Authored by Jason A. Davis, Esq. and Peter R. Jarvis, Esq. (all rights reserved)



(ARTICLE #3)
Know the Rules - "The Immaculate Misconception" (UPL)

One of the most dramatic moments in football is when a wide receiver leaps for a long pass in the end zone. His arms outstretched, while attempting to drag his feet to stay in bounds, he maintains control long enough to complete a touchdown. Similarly, a sports attorney may find him/herself having to stretch to their capacity for the benefit of the client, while staying within the limits of the law (ethical or otherwise).

The determination of what is and isn't the practice of law is not subjectively determined by the attorney, but rather by the jurisdiction to which activity transpires. In our sample scenario, Mega Star asks Attorney Al to negotiate possible contracts with the California and Texas teams. Such negotiations may well require Al (and certainly Mega, if he signs) to travel to those states and could, for that matter, lead to contracts governed in whole or in part by the law of those states.

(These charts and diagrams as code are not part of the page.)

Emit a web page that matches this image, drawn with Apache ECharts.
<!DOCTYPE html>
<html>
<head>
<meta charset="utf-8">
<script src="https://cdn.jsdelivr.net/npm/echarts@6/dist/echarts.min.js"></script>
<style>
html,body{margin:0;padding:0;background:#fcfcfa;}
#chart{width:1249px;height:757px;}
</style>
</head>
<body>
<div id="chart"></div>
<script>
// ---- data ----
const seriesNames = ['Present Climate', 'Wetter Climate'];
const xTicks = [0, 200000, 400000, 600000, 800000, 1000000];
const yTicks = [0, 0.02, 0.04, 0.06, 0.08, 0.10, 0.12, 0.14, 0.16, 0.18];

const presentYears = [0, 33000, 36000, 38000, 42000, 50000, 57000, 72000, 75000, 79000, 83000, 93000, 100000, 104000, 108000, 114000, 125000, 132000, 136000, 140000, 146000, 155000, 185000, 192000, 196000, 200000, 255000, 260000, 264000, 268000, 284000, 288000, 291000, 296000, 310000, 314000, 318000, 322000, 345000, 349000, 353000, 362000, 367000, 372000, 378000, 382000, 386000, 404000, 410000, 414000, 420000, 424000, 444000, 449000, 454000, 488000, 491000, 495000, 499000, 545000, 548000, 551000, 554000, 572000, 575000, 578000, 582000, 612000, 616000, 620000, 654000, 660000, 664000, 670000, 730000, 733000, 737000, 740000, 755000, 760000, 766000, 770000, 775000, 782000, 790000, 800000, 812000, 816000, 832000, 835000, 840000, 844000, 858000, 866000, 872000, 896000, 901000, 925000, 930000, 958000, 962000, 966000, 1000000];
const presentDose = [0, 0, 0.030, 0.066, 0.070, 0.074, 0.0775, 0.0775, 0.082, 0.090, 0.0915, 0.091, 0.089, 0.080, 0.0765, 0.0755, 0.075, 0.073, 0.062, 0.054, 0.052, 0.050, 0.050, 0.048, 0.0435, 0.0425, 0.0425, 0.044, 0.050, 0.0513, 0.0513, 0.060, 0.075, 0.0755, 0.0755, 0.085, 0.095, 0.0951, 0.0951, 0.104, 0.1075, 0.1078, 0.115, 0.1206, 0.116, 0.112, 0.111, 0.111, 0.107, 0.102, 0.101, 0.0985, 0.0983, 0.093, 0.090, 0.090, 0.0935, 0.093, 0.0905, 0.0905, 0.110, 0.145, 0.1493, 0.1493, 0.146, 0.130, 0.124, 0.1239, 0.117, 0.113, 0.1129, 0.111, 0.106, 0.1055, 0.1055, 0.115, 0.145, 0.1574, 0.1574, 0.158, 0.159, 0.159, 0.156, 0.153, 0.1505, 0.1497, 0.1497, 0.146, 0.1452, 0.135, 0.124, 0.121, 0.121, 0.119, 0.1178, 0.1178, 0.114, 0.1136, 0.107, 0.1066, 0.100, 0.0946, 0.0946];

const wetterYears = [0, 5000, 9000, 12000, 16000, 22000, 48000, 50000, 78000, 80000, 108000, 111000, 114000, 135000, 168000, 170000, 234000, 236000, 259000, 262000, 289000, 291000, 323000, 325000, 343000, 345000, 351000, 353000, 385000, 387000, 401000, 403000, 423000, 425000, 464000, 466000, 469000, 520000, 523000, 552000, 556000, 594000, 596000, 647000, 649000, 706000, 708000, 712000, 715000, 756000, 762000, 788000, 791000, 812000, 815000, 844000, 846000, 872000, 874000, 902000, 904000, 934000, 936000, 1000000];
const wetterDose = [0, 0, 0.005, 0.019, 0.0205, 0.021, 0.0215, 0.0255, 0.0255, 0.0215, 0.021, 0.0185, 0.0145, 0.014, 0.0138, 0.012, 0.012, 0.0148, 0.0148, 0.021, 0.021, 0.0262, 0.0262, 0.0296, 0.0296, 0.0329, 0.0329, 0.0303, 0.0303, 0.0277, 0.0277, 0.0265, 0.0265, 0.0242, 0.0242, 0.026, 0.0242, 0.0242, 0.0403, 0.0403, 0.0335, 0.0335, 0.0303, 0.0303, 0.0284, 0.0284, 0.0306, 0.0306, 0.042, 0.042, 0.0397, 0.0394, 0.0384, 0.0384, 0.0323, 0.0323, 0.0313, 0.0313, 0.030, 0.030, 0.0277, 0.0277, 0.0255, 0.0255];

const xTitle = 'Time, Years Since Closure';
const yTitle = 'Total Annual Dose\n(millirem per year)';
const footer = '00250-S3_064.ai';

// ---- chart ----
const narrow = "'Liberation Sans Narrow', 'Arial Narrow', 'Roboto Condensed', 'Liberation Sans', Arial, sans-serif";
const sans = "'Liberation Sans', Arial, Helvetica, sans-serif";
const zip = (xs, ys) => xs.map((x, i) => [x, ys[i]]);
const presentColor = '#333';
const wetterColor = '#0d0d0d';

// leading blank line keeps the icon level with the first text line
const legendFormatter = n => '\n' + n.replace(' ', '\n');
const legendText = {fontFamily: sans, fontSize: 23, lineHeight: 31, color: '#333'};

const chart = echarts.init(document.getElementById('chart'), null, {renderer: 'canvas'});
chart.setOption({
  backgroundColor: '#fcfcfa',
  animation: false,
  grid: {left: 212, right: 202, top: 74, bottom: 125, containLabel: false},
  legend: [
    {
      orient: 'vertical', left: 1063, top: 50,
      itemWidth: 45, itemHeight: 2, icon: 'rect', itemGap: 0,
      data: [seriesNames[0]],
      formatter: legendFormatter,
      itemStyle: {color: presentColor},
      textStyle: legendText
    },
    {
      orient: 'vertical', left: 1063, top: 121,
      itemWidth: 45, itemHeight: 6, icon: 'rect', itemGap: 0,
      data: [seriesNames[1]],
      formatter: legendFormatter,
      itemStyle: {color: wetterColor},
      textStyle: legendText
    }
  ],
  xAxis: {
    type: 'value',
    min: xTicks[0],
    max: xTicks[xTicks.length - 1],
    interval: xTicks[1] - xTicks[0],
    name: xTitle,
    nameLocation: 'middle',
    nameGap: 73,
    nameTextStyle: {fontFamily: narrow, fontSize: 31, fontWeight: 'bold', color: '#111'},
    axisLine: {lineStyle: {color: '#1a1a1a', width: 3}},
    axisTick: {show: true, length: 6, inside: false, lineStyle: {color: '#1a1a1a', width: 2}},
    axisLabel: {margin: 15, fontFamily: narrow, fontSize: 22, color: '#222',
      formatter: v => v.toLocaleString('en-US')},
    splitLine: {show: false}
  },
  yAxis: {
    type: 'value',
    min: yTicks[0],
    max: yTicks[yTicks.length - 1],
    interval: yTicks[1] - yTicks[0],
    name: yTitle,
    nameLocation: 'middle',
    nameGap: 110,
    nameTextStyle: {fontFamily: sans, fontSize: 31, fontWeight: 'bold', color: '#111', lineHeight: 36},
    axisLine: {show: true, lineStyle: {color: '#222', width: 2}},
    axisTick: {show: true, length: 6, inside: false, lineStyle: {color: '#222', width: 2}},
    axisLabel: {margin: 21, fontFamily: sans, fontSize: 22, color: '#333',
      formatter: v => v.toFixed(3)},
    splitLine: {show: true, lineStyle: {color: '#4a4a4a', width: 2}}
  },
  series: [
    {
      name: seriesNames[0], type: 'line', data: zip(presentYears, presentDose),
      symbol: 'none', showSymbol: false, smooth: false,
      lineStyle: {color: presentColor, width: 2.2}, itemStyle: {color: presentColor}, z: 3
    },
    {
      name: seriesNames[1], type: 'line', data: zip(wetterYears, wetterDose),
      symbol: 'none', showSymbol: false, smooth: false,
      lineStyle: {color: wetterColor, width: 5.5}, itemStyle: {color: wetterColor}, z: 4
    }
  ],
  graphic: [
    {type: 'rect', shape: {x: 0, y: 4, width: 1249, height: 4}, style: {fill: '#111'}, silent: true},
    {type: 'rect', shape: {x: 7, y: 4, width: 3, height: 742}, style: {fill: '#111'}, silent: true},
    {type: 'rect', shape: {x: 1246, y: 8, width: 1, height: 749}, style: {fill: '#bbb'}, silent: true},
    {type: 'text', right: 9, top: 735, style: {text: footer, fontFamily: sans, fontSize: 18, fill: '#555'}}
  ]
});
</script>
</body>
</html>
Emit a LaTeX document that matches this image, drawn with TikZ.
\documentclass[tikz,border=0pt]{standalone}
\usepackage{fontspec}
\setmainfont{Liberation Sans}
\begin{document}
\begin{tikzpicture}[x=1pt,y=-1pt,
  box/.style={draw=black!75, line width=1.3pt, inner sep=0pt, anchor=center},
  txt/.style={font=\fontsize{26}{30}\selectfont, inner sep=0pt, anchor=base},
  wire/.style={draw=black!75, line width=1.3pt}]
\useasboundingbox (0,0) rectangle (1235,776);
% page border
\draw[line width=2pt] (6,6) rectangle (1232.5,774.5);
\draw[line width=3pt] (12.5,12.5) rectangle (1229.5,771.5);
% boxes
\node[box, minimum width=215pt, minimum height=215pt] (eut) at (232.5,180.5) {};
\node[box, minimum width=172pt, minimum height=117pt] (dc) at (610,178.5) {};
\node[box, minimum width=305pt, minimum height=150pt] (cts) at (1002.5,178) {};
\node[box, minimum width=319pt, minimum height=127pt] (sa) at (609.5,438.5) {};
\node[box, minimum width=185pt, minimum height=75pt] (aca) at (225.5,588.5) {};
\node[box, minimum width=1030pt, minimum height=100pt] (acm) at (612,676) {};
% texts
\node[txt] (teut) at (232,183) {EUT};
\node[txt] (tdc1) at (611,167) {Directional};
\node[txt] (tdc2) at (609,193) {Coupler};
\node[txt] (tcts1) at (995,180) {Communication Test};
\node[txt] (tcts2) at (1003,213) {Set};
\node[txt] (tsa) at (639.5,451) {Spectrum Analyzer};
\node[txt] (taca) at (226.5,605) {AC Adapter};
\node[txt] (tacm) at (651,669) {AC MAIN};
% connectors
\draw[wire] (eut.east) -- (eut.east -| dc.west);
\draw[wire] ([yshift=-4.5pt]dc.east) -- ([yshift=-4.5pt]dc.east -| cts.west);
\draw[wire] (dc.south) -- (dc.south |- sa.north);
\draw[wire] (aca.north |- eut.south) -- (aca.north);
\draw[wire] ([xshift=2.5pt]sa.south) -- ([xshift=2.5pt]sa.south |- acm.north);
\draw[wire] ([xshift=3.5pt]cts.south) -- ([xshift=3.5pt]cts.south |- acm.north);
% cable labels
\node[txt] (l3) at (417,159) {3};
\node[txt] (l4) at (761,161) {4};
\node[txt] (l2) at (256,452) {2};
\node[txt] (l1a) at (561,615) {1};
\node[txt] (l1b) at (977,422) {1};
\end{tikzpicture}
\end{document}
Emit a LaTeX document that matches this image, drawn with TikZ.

Suppose, then, that Al negotiates and Mega signs a contract with either the California or Texas team, and suppose further that all reasonable minds would agree that the choice of ethics law rules would require the application of California or Texas law. Does that mean that Al would be guilty of the Unauthorized Practice of Law in either of those states? Not necessarily.

In either jurisdiction, the negotiation of a contract for a third party would likely be considered a part of the practice of law. In other words, the practice of law is not limited to litigation. At risk of some potential oversimplification, it also includes advising others for a fee about their contract rights in negotiations. Almost all states now recognize at least some degree of "temporary" in-state lawyering which does not violate the state's Unauthorized Practice rules. In California, for example, Al might have a solid argument that since his client, Mega, was a New York resident at the time and since he was only occasionally in California for purposes of those negotiations, he should not be subject to the California RPCs. See, e.g, Estate of Condon (1998) 65 Cal. App. 4th 1138, 76 Cal. Rptr. 2d 922. See also, 2013 California Rules of Court, Rule 9.48.

In Texas, the result may be less clear, but one can at least hope that the same result should follow. Cf. Texas RPC 5.05. To the extent that Al has doubts under either state, he certainly could cut his risk by associating a lawyer licensed in the state in question.